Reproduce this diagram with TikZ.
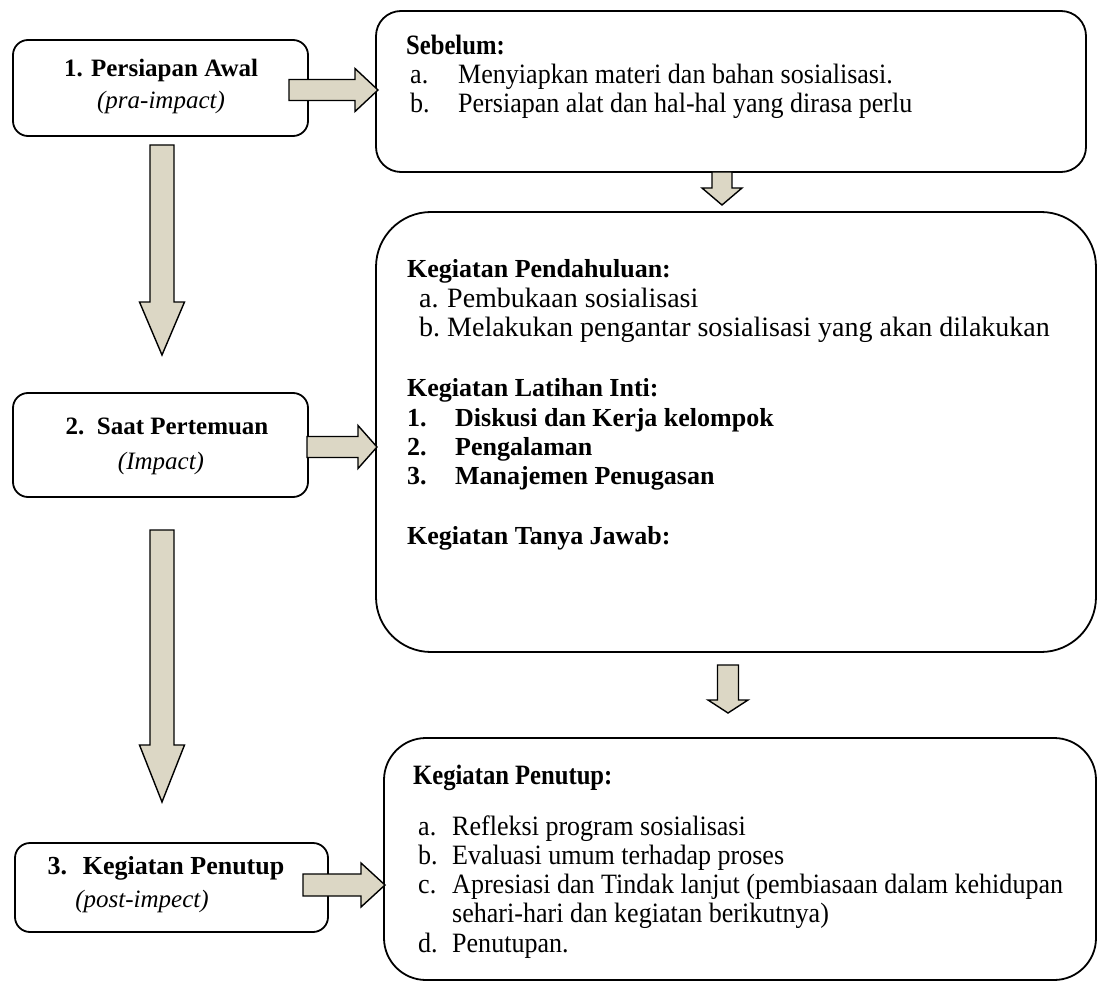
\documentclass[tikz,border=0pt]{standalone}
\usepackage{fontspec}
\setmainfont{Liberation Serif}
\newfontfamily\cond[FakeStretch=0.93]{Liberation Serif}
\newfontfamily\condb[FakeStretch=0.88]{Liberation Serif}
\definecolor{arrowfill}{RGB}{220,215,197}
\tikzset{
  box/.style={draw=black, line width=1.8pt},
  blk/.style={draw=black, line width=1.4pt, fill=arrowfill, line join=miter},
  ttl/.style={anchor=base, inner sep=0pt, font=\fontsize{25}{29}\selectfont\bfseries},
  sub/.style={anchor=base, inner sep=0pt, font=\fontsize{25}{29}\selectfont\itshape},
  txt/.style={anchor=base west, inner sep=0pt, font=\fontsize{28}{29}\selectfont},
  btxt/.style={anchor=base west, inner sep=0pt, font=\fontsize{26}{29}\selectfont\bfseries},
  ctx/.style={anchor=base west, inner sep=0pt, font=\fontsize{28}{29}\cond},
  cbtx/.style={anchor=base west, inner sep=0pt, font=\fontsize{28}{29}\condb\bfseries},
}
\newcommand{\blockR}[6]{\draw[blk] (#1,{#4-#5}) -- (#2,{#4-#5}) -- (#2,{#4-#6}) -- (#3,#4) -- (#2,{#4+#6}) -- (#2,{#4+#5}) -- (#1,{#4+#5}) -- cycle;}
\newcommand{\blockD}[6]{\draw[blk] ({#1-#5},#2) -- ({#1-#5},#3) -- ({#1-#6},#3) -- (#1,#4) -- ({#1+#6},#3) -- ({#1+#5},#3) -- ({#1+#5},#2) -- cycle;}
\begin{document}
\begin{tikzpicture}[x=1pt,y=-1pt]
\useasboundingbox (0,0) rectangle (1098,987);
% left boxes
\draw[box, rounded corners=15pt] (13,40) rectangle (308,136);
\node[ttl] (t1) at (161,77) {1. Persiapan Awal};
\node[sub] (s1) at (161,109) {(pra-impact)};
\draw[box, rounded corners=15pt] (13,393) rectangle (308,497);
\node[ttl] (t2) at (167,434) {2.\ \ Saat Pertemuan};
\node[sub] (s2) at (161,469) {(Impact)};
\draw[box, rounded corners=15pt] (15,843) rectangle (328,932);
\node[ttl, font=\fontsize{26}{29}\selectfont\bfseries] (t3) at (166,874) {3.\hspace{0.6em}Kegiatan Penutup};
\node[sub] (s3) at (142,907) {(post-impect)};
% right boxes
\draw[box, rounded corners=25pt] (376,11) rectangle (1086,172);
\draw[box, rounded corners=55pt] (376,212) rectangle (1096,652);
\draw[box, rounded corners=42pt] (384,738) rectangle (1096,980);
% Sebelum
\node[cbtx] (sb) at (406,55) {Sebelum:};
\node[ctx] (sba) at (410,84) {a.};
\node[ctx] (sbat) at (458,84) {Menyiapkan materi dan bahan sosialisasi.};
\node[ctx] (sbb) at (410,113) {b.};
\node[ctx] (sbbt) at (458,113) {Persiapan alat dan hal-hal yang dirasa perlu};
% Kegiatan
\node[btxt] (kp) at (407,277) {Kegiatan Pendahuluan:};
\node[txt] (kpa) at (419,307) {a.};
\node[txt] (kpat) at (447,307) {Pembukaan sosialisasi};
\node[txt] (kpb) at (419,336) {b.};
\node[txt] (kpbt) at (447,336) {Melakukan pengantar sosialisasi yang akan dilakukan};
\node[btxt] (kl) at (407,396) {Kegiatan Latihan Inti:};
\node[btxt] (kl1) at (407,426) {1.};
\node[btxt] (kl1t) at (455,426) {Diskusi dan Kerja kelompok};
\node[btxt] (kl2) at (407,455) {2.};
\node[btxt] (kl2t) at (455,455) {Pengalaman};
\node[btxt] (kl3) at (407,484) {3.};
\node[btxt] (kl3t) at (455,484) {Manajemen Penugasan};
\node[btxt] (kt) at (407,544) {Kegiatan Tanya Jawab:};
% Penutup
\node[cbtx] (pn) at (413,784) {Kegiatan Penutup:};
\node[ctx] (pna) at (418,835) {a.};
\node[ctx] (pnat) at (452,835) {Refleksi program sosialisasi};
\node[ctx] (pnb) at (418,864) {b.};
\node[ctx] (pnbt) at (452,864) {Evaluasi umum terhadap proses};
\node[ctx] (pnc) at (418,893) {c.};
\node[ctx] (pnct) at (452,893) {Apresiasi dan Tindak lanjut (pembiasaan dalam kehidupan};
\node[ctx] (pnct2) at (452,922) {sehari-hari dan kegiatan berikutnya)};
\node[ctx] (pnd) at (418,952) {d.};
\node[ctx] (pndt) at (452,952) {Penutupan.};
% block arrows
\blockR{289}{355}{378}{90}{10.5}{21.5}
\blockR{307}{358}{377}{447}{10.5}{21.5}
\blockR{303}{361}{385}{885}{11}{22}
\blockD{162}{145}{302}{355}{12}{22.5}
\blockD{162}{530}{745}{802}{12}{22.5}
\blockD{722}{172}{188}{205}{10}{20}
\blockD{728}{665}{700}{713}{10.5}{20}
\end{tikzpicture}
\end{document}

::::::

Would you return the data exactly as written, without the pictures?

### Answer to this problem
Reproduce this diagram with TikZ.
\documentclass[tikz,border=0pt]{standalone}
\usepackage{fontspec}
\setmainfont{Liberation Serif}
\newfontfamily\cond[FakeStretch=0.93]{Liberation Serif}
\newfontfamily\condb[FakeStretch=0.88]{Liberation Serif}
\definecolor{arrowfill}{RGB}{220,215,197}
\tikzset{
  box/.style={draw=black, line width=1.8pt},
  blk/.style={draw=black, line width=1.4pt, fill=arrowfill, line join=miter},
  ttl/.style={anchor=base, inner sep=0pt, font=\fontsize{25}{29}\selectfont\bfseries},
  sub/.style={anchor=base, inner sep=0pt, font=\fontsize{25}{29}\selectfont\itshape},
  txt/.style={anchor=base west, inner sep=0pt, font=\fontsize{28}{29}\selectfont},
  btxt/.style={anchor=base west, inner sep=0pt, font=\fontsize{26}{29}\selectfont\bfseries},
  ctx/.style={anchor=base west, inner sep=0pt, font=\fontsize{28}{29}\cond},
  cbtx/.style={anchor=base west, inner sep=0pt, font=\fontsize{28}{29}\condb\bfseries},
}
\newcommand{\blockR}[6]{\draw[blk] (#1,{#4-#5}) -- (#2,{#4-#5}) -- (#2,{#4-#6}) -- (#3,#4) -- (#2,{#4+#6}) -- (#2,{#4+#5}) -- (#1,{#4+#5}) -- cycle;}
\newcommand{\blockD}[6]{\draw[blk] ({#1-#5},#2) -- ({#1-#5},#3) -- ({#1-#6},#3) -- (#1,#4) -- ({#1+#6},#3) -- ({#1+#5},#3) -- ({#1+#5},#2) -- cycle;}
\begin{document}
\begin{tikzpicture}[x=1pt,y=-1pt]
\useasboundingbox (0,0) rectangle (1098,987);
% left boxes
\draw[box, rounded corners=15pt] (13,40) rectangle (308,136);
\node[ttl] (t1) at (161,77) {1. Persiapan Awal};
\node[sub] (s1) at (161,109) {(pra-impact)};
\draw[box, rounded corners=15pt] (13,393) rectangle (308,497);
\node[ttl] (t2) at (167,434) {2.\ \ Saat Pertemuan};
\node[sub] (s2) at (161,469) {(Impact)};
\draw[box, rounded corners=15pt] (15,843) rectangle (328,932);
\node[ttl, font=\fontsize{26}{29}\selectfont\bfseries] (t3) at (166,874) {3.\hspace{0.6em}Kegiatan Penutup};
\node[sub] (s3) at (142,907) {(post-impect)};
% right boxes
\draw[box, rounded corners=25pt] (376,11) rectangle (1086,172);
\draw[box, rounded corners=55pt] (376,212) rectangle (1096,652);
\draw[box, rounded corners=42pt] (384,738) rectangle (1096,980);
% Sebelum
\node[cbtx] (sb) at (406,55) {Sebelum:};
\node[ctx] (sba) at (410,84) {a.};
\node[ctx] (sbat) at (458,84) {Menyiapkan materi dan bahan sosialisasi.};
\node[ctx] (sbb) at (410,113) {b.};
\node[ctx] (sbbt) at (458,113) {Persiapan alat dan hal-hal yang dirasa perlu};
% Kegiatan
\node[btxt] (kp) at (407,277) {Kegiatan Pendahuluan:};
\node[txt] (kpa) at (419,307) {a.};
\node[txt] (kpat) at (447,307) {Pembukaan sosialisasi};
\node[txt] (kpb) at (419,336) {b.};
\node[txt] (kpbt) at (447,336) {Melakukan pengantar sosialisasi yang akan dilakukan};
\node[btxt] (kl) at (407,396) {Kegiatan Latihan Inti:};
\node[btxt] (kl1) at (407,426) {1.};
\node[btxt] (kl1t) at (455,426) {Diskusi dan Kerja kelompok};
\node[btxt] (kl2) at (407,455) {2.};
\node[btxt] (kl2t) at (455,455) {Pengalaman};
\node[btxt] (kl3) at (407,484) {3.};
\node[btxt] (kl3t) at (455,484) {Manajemen Penugasan};
\node[btxt] (kt) at (407,544) {Kegiatan Tanya Jawab:};
% Penutup
\node[cbtx] (pn) at (413,784) {Kegiatan Penutup:};
\node[ctx] (pna) at (418,835) {a.};
\node[ctx] (pnat) at (452,835) {Refleksi program sosialisasi};
\node[ctx] (pnb) at (418,864) {b.};
\node[ctx] (pnbt) at (452,864) {Evaluasi umum terhadap proses};
\node[ctx] (pnc) at (418,893) {c.};
\node[ctx] (pnct) at (452,893) {Apresiasi dan Tindak lanjut (pembiasaan dalam kehidupan};
\node[ctx] (pnct2) at (452,922) {sehari-hari dan kegiatan berikutnya)};
\node[ctx] (pnd) at (418,952) {d.};
\node[ctx] (pndt) at (452,952) {Penutupan.};
% block arrows
\blockR{289}{355}{378}{90}{10.5}{21.5}
\blockR{307}{358}{377}{447}{10.5}{21.5}
\blockR{303}{361}{385}{885}{11}{22}
\blockD{162}{145}{302}{355}{12}{22.5}
\blockD{162}{530}{745}{802}{12}{22.5}
\blockD{722}{172}{188}{205}{10}{20}
\blockD{728}{665}{700}{713}{10.5}{20}
\end{tikzpicture}
\end{document}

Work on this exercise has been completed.